## MATERIAL TO PROCESS
══════════════════════════════

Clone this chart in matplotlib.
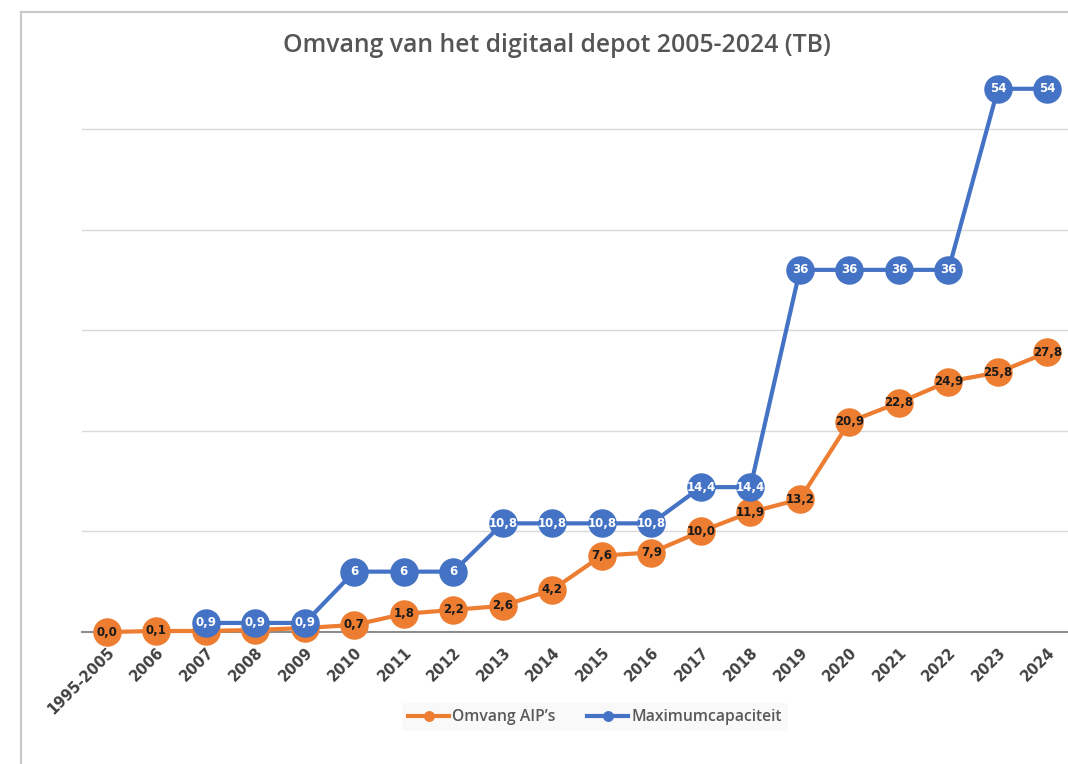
import numpy as np
import matplotlib
matplotlib.use("Agg")
import matplotlib.pyplot as plt
from matplotlib.lines import Line2D

categories = ["1995-2005", "2006", "2007", "2008", "2009", "2010", "2011", "2012",
              "2013", "2014", "2015", "2016", "2017", "2018", "2019", "2020",
              "2021", "2022", "2023", "2024"]
omvang = [0.0, 0.1, 0.1, 0.2, 0.4, 0.7, 1.8, 2.2, 2.6, 4.2, 7.6, 7.9, 10.0,
          11.9, 13.2, 20.9, 22.8, 24.9, 25.8, 27.8]
maxcap = [np.nan, np.nan, 0.9, 0.9, 0.9, 6, 6, 6, 10.8, 10.8, 10.8, 10.8,
          14.4, 14.4, 36, 36, 36, 36, 54, 54]

title = "Omvang van het digitaal depot 2005-2024 (TB)"
orange = "#ED7D31"
blue = "#4472C4"

W, H = 1068, 764
fig = plt.figure(figsize=(W / 100, H / 100), dpi=100)
fig.patch.set_facecolor("white")

left, right = 82 / W, 1.0
bottom = (H - 632) / H
top = (H - 58.6) / H
ax = fig.add_axes([left, bottom, right - left, top - bottom])
ax.set_facecolor("white")

x = np.arange(len(categories))

ax.plot(x, omvang, color=orange, lw=3.0, marker="o", ms=19.5,
        mfc=orange, mec=orange, zorder=3, label="Omvang AIP’s", clip_on=False)
for xi, v in zip(x, omvang):
    ax.text(xi, v, f"{v:.1f}".replace(".", ","), ha="center", va="center",
            fontsize=8.5, fontweight="bold", color="#1a1a1a", zorder=4,
            family="DejaVu Sans")

ax.plot(x, maxcap, color=blue, lw=3.0, marker="o", ms=19.5,
        mfc=blue, mec=blue, zorder=5, label="Maximumcapaciteit", clip_on=False)
for xi, v in zip(x, maxcap):
    if np.isnan(v):
        continue
    s = f"{int(v)}" if float(v).is_integer() else f"{v:.1f}".replace(".", ",")
    ax.text(xi, v, s, ha="center", va="center", fontsize=8.5,
            fontweight="bold", color="white", zorder=6, family="DejaVu Sans")

ax.set_xlim(-0.5, (1068 - 107) / 49.5)
ax.set_ylim(0, 57)
ax.set_yticks([10, 20, 30, 40, 50])
ax.yaxis.grid(True, color="#d9d9d9", lw=1.0)
ax.set_axisbelow(True)
ax.tick_params(axis="y", left=False, labelleft=False)
ax.tick_params(axis="x", length=0, pad=9)
ax.set_xticks(x)
ax.set_xticklabels(categories, rotation=45, ha="right", rotation_mode="anchor",
                   fontsize=10.5, fontweight="bold", color="#404040",
                   family="DejaVu Sans")
for s in ["top", "right", "left"]:
    ax.spines[s].set_visible(False)
ax.spines["bottom"].set_color("#8c8c8c")
ax.spines["bottom"].set_linewidth(1.5)
ax.spines["bottom"].set_zorder(2)

fig.text(557 / W, 1 - 45 / H, title, ha="center", va="center",
         fontsize=17.8, fontweight="semibold", color="#555555", family="Open Sans")

leg = fig.legend(loc="center", bbox_to_anchor=(595 / W, 1 - 717 / H), ncol=2,
                 frameon=True, handlelength=2.6, markerscale=0.35,
                 columnspacing=2.0, handletextpad=0.2, borderpad=0.4,
                 prop={"family": "Open Sans", "size": 11.3, "weight": "semibold"})
leg.get_frame().set_facecolor("#f8f8f8")
leg.get_frame().set_edgecolor("none")
for t in leg.get_texts():
    t.set_color("#595959")

# outer chart frame
fx, fy = 21 / W, 1 - 12 / H
fig.add_artist(Line2D([fx, fx], [0, fy], color="#c8c8c8", lw=1.5,
                      transform=fig.transFigure))
fig.add_artist(Line2D([fx, 1], [fy, fy], color="#c8c8c8", lw=1.5,
                      transform=fig.transFigure))

fig.savefig("out.png", dpi=100)
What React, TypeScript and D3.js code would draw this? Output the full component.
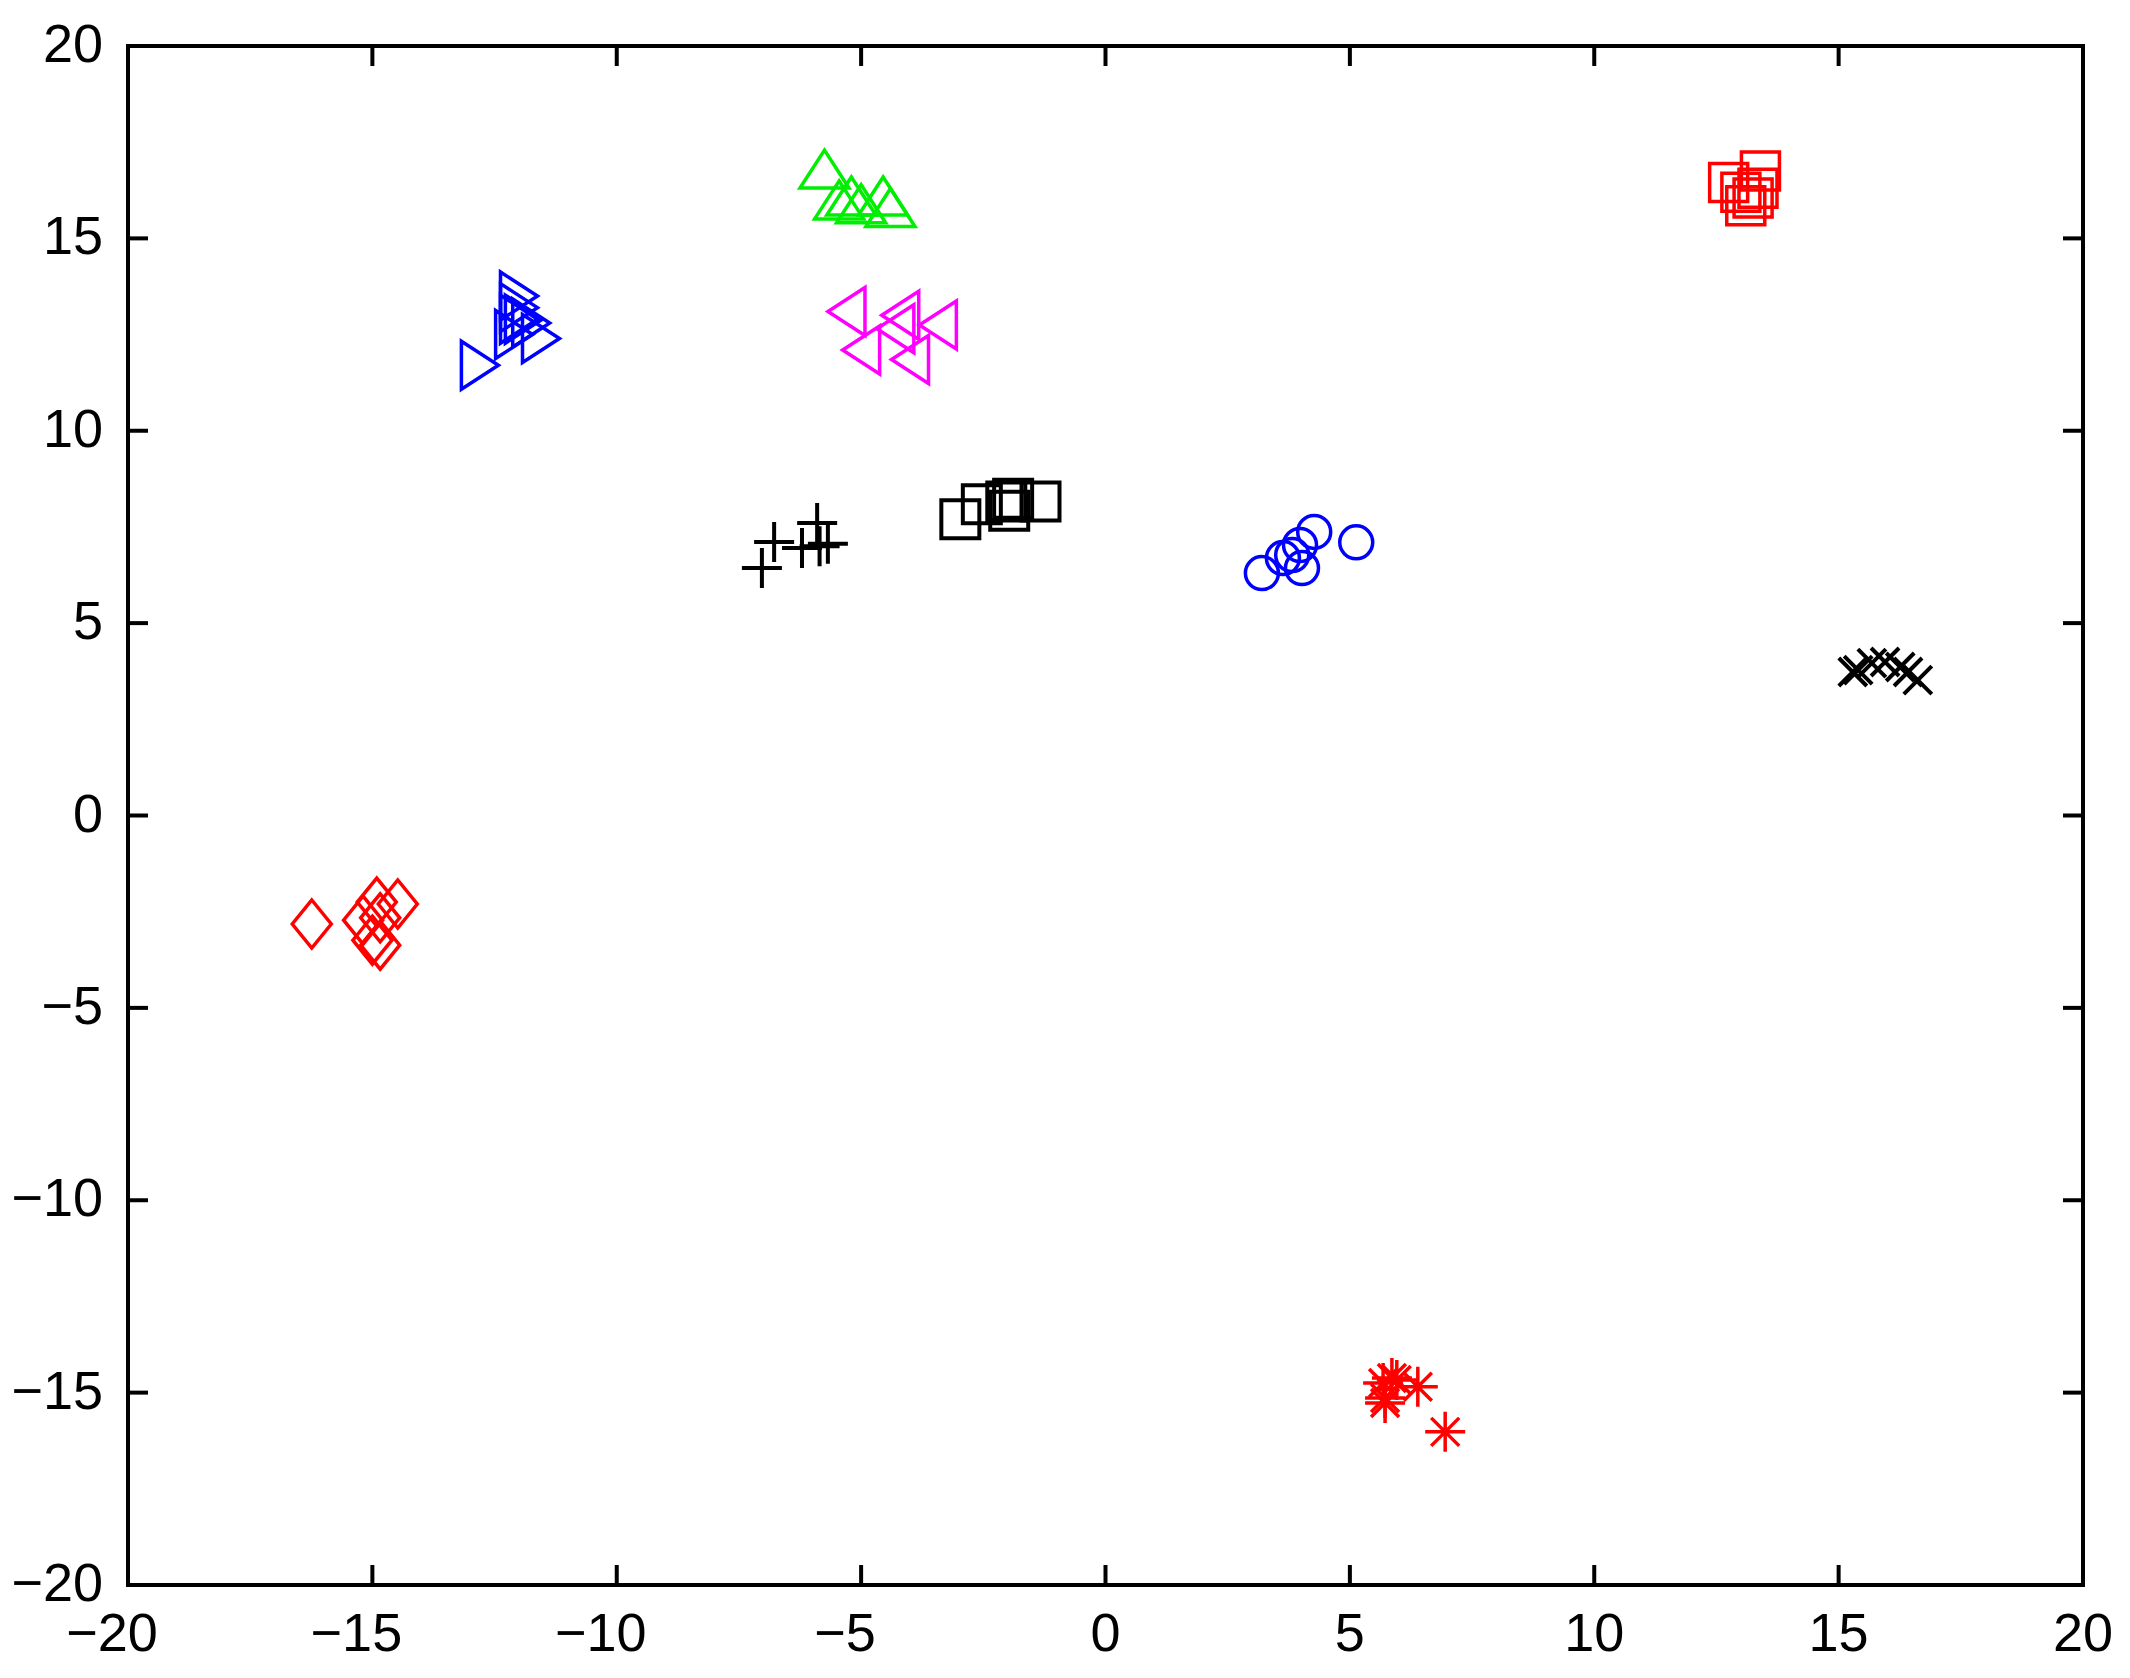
import React from "react";
import * as d3 from "d3";

const W = 2130;
const H = 1678;
const M = { left: 128, right: 2083, top: 46, bottom: 1585 };

const xTicks = [-20, -15, -10, -5, 0, 5, 10, 15, 20];
const yTicks = [-20, -15, -10, -5, 0, 5, 10, 15, 20];

// green up-triangles
const greenTriX = [-5.75, -5.45, -5.2, -4.55, -4.4, -5.0];
const greenTriY = [16.8, 16.0, 16.1, 16.1, 15.8, 15.9];
// blue right-triangles
const blueTriX = [-12.8, -12.0, -12.0, -11.9, -12.1, -11.75, -11.55, -12.0];
const blueTriY = [11.7, 13.5, 13.2, 12.9, 12.5, 12.8, 12.4, 12.9];
// magenta left-triangles
const magTriX = [-5.3, -5.0, -4.2, -3.43, -4.0, -4.3];
const magTriY = [13.1, 12.1, 13.0, 12.75, 11.85, 12.65];
// red squares
const redSqX = [12.75, 13.4, 13.35, 13.1, 13.25, 13.0];
const redSqY = [16.45, 16.75, 16.3, 15.85, 16.05, 16.2];
// black plus
const blackPlusX = [-7.03, -6.78, -6.21, -5.9, -5.68, -5.85];
const blackPlusY = [6.43, 7.11, 6.95, 7.6, 7.06, 7.0];
// black squares
const blackSqX = [-2.97, -2.53, -2.03, -1.89, -1.97, -1.33];
const blackSqY = [7.7, 8.09, 8.16, 8.23, 7.92, 8.16];
// blue circles
const blueCircX = [3.2, 5.13, 4.27, 3.63, 4.02, 3.82, 3.98];
const blueCircY = [6.3, 7.1, 7.37, 6.69, 6.43, 6.77, 7.03];
// black x-marks
const blackXX = [15.29, 15.4, 15.68, 15.95, 16.26, 16.42, 16.62];
const blackXY = [3.73, 3.78, 3.96, 3.99, 3.86, 3.73, 3.52];
// red diamonds
const redDiaX = [-16.24, -15.19, -14.91, -14.48, -15.0, -14.84, -14.84];
const redDiaY = [-2.82, -2.72, -2.25, -2.3, -3.24, -3.37, -2.66];
// red asterisks
const redAstX = [6.95, 6.39, 5.86, 5.72, 5.72, 5.96, 5.68];
const redAstY = [-16.02, -14.85, -14.62, -15.14, -15.27, -14.67, -14.75];

type Shape = "triUp" | "triRight" | "triLeft" | "square" | "circle" | "plus" | "x" | "diamond" | "asterisk";

const series: { xs: number[]; ys: number[]; shape: Shape; color: string }[] = [
  { xs: greenTriX, ys: greenTriY, shape: "triUp", color: "#00ee00" },
  { xs: blueTriX, ys: blueTriY, shape: "triRight", color: "#0000ff" },
  { xs: magTriX, ys: magTriY, shape: "triLeft", color: "#ff00ff" },
  { xs: redSqX, ys: redSqY, shape: "square", color: "#ff0000" },
  { xs: blackPlusX, ys: blackPlusY, shape: "plus", color: "#000000" },
  { xs: blackSqX, ys: blackSqY, shape: "square", color: "#000000" },
  { xs: blueCircX, ys: blueCircY, shape: "circle", color: "#0000ff" },
  { xs: blackXX, ys: blackXY, shape: "x", color: "#000000" },
  { xs: redDiaX, ys: redDiaY, shape: "diamond", color: "#ff0000" },
  { xs: redAstX, ys: redAstY, shape: "asterisk", color: "#ff0000" },
];

function markerPath(shape: Shape): string {
  switch (shape) {
    case "triUp":
      return "M0,-19L24.5,19L-24.5,19Z";
    case "triRight":
      return "M-18.5,-24L18.5,0L-18.5,24Z";
    case "triLeft":
      return "M18.5,-24L-18.5,0L18.5,24Z";
    case "square":
      return "M-19,-19L19,-19L19,19L-19,19Z";
    case "diamond":
      return "M0,-24L19.5,0L0,24L-19.5,0Z";
    case "circle":
      return "M16.5,0A16.5,16.5 0 1,1 -16.5,0A16.5,16.5 0 1,1 16.5,0Z";
    case "plus":
      return "M-20,0L20,0M0,-20L0,20";
    case "x":
      return "M-14,-14L14,14M-14,14L14,-14";
    case "asterisk":
      return "M-20,0L20,0M0,-20L0,20M-14,-14L14,14M-14,14L14,-14";
  }
}

const fmt = (v: number) => (v < 0 ? "\u2212" + Math.abs(v) : String(v));

export default function App() {
  const x = d3.scaleLinear().domain([-20, 20]).range([M.left, M.right]);
  const y = d3.scaleLinear().domain([-20, 20]).range([M.bottom, M.top]);
  const tickLen = 20;
  const font = "'Liberation Sans', Arial, Helvetica, sans-serif";

  return (
    <svg
      width={W}
      height={H}
      style={{ position: "absolute", left: 0, top: 0, background: "#fff" }}
    >
      <rect x={0} y={0} width={W} height={H} fill="#fff" />
      {series.map((s, si) =>
        s.xs.map((xv, i) => (
          <path
            key={`${si}-${i}`}
            d={markerPath(s.shape)}
            transform={`translate(${x(xv)},${y(s.ys[i])})`}
            fill="none"
            stroke={s.color}
            strokeWidth={s.color === "#000000" ? 4 : 3.5}
          />
        ))
      )}
      {xTicks.map((t) => (
        <g key={`xt${t}`}>
          <line x1={x(t)} x2={x(t)} y1={M.bottom} y2={M.bottom - tickLen} stroke="#000" strokeWidth={4} />
          <line x1={x(t)} x2={x(t)} y1={M.top} y2={M.top + tickLen} stroke="#000" strokeWidth={4} />
          <text
            x={x(t) - (t < 0 ? 16 : 0)}
            y={1651}
            textAnchor="middle"
            fontFamily={font}
            fontSize={54}
            fill="#000"
          >
            {fmt(t)}
          </text>
        </g>
      ))}
      {yTicks.map((t) => (
        <g key={`yt${t}`}>
          <line x1={M.left} x2={M.left + tickLen} y1={y(t)} y2={y(t)} stroke="#000" strokeWidth={4} />
          <line x1={M.right} x2={M.right - tickLen} y1={y(t)} y2={y(t)} stroke="#000" strokeWidth={4} />
          <text
            x={103}
            y={y(t) + 16}
            textAnchor="end"
            fontFamily={font}
            fontSize={54}
            fill="#000"
          >
            {fmt(t)}
          </text>
        </g>
      ))}
      <rect
        x={M.left}
        y={M.top}
        width={M.right - M.left}
        height={M.bottom - M.top}
        fill="none"
        stroke="#000"
        strokeWidth={4}
      />
    </svg>
  );
}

══════════════════════════════

## GIVEN EXERCISE
Search the data above for the string "this" and return every line that has it.

## FINAL RESULT
Clone this chart in matplotlib.
What React, TypeScript and D3.js code would draw this? Output the full component.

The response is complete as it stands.